Dosyadaki belgeler incelendiğinde, … Bakanlığı Hukuk Müşavirliğinin Yükseköğretim Kurulu Başkanlığı’nın, 25/12/2007 tarihli, “anaokulu öğretmenliği” programı ile “çocuk gelişimi ve eğitimi” programlarının birbirine denk olduğuna ilişkin kararına dayanılarak bu bölüm mezunlarının çocuk gelişimcisi olarak atabileceğine ilişkin görüşünün bulunduğu ve buna dayanılarak davacının atamasının yapıldığı görülmüştür.
Davacının çocuk gelişimcisi kadrosuna atamasının, hukuk müşavirliğinin görüşü doğrultusunda yapılan bir değerlendirme sonucunda yapıldığı, idarenin açık mevzuat hükmüne aykırı bir uygulamasından söz edilemeyeceği, maddi olay yönünden de hatalı bir saptamaya dayanılmadığı görülmektedir.
Öte yandan, davacının atamasının, 18/08/2010 tarihli Yükseköğretim Yürütme Kurulu toplantısında ise “anaokulu öğretmenliği” bölümü mezunlarının çocuk gelişimcisi kadrosuna atanamayacağı yönünde karara dayanılarak iptal edilmesine rağmen, aynı göreve sözleşmeli olarak devam ettirilmiş, 07/05/2014 tarihinde dava konusu sözleşme feshi tesis edilmiştir.
Bu durumda, Danıştay Onikinci Dairesince verilen 05/06/2018 tarih ve E:2016/8089, K:2018/2478 sayılı kararı ile sözleşme feshine ilişkin bu davada verilecek kararın, kadro iptaline ilişkin davanın sonucuna göre belirlenmesinde hukuki güvenlik ve idari istikrar ilkelerine uyarlık bulunmadığı düşünülmektedir.

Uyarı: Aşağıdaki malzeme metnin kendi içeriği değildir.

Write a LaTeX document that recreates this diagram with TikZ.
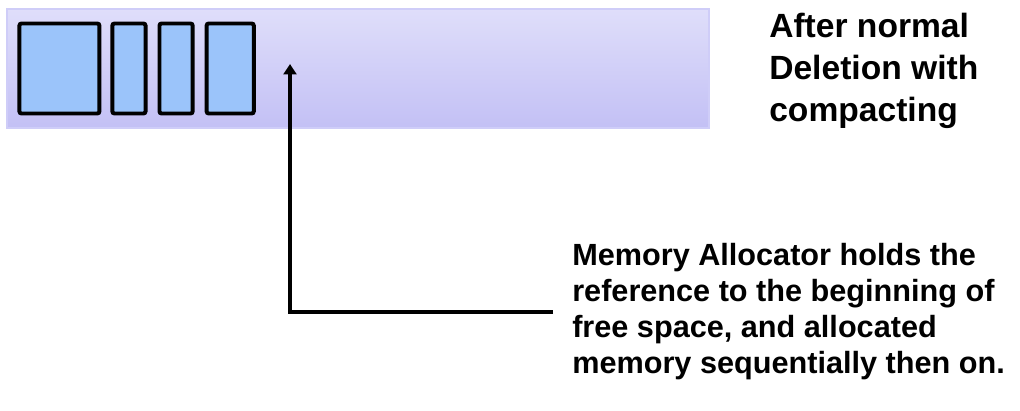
\documentclass[tikz,border=0pt]{standalone}
\usepackage{fontspec}
\setmainfont{Liberation Sans}
\usepackage{xcolor}
\usepackage{tikz}
\usetikzlibrary{arrows.meta,positioning}
\definecolor{barTop}{HTML}{DFDEFA}
\definecolor{barBottom}{HTML}{C3C0F5}
\definecolor{barEdge}{HTML}{CFCDF8}
\definecolor{blockBlue}{HTML}{9BC4FA}
\tikzset{
  freebar/.style={draw=barEdge, line width=0.8pt, top color=barTop, bottom color=barBottom, minimum width=17.55cm, minimum height=2.975cm, inner sep=0pt},
  memblock/.style={draw=black, line width=2.8pt, rounded corners=1.5pt, fill=blockBlue, minimum height=2.25cm, minimum width=#1, inner sep=0pt},
  arrflow/.style={-{Triangle[length=2.6mm, width=3.2mm]}, line width=2.4pt},
  leyenda/.style={align=left, font=\bfseries, inner sep=0pt},
}
\begin{document}
\begin{tikzpicture}
\useasboundingbox (0,0) rectangle (25.5,-10.25);

\node[freebar] (bar) at (8.95,-1.7125) {};
\node[memblock=2.0cm, right=0.275cm of bar.west] (b1) {};
\node[memblock=0.83cm, right=0.225cm of b1] (b2) {};
\node[memblock=0.83cm, right=0.25cm of b2] (b3) {};
\node[memblock=1.18cm, right=0.25cm of b3] (b4) {};

\node[leyenda, anchor=north west, font=\bfseries\fontsize{23.9pt}{29.9pt}\selectfont] (titulo) at (19.225,-0.33) {After normal\\Deletion with\\compacting};

\node[leyenda, inner xsep=0.475cm, anchor=west, font=\bfseries\fontsize{21.8pt}{25.6pt}\selectfont] (nota) at (13.825,-7.8)
  {Memory Allocator holds the\\reference to the beginning of\\free space, and allocated\\memory sequentially then on.};

\coordinate (libre) at (7.25,-1.6);
\draw[arrflow] (nota.west) -| (libre);
\end{tikzpicture}
\end{document}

Açıklanan nedenlerle, davacının karar düzeltme isteminin kabulü ile … İdare Mahkemesi’nin … günlü, E:…, K:… sayılı kararının bu gerekçelerle onanması gerektiği düşünülmektedir.

TÜRK MİLLETİ ADINA

Karar veren Danıştay Onikinci Dairesince, Tetkik Hâkiminin açıklamaları dinlendikten ve dosyadaki belgeler incelendikten sonra, 2577 sayılı İdari Yargılama Usulü Kanunu’nun 17. maddesinin ikinci fıkrası uyarınca davacının duruşma istemi yerinde görülmeyerek işin gereği görüşüldü:
Danıştay dava daireleri ile İdari veya Vergi Dava Daireleri Kurulları tarafından verilen kararların düzeltme yolu ile yeniden incelenebilmeleri 2577 sayılı İdari Yargılama Usulü Kanunu’nun; düzeltilmesi talep edilen kararın verildiği tarih itibarıyla yürürlükte olan 54. maddesinde yazılı sebeplerden birinin varlığı ile mümkündür. Düzeltilmesi istenen karar kanun ve usule uygun olup, düzeltmeyi gerektiren bir sebep de bulunmadığından düzeltme isteminin reddine, karar düzeltme yargılama giderlerinin istemde bulunan üzerinde bırakılmasına 19/11/2020 tarihinde oybirliği ile karar verildi.